By the way, the distance between acoustic terminals is determined by a microphone shape, and which sometimes causes to occur acoustical inconvenience. For example, problems may occur such that an output is decreased in a specific frequency due to relationship between the distance of acoustic terminals and a wavelength, and howling is more likely to occur because output levels in a front direction (0° direction) and a backward direction (180° direction) become the same.
Further, dips and peaks occur in frequency response as the sound waves are mutually cancelled or overlap with each other due to the relationship between the distance between acoustic terminals and the wavelength. The occurrence of the dips and peaks becomes a cause failing to maintain the frequency characteristics constant.
To address the problems, in a microphone disclosed in JP 2013-223057 A, the shape of a housing is changed to adjust a distance between acoustic terminals. A unidirectional condenser microphone disclosed in JP 2013-223057 A includes a directivity variable member formed into a hollow tubular shape arranged to contact closely to an outer periphery of a cylindrical microphone case. The directivity variable member is formed of a porous sintered material. Selection of a mode to cover a rear acoustic terminal with the directivity variable member, and a mode to release the rear acoustic terminal and shift a front acoustic terminal to the front of the microphone case enables fine adjustment of directivity.
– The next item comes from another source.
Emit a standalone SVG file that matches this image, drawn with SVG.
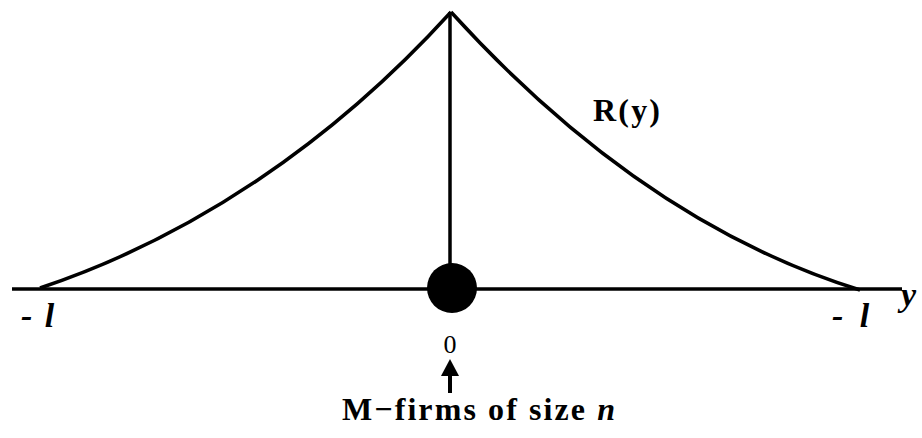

However, if the directivity variable member is attached around the microphone case, like the microphone disclosed in JP 2013-223057 A, an external size of the microphone becomes large, and the distance between acoustic terminals becomes long. Therefore, there is a problem of a decrease in drive force in a high-frequency range where the wavelengths are short.
To address the problem, conventionally, adjustment of an distance between acoustic terminals and a resonance has been performed with a metal-made housing 70 having notches 71 communicating with rear sound holes 72, as illustrated in FIG. 7A. Alternatively, holes 81 communicating with rear sound holes 82 are formed in a metal housing 80 by drilling, as illustrated in FIG. 7B, and a wavelength to pass is adjusted by setting of a hole diameter. However, these conventional microphones have a problem of high manufacturing cost.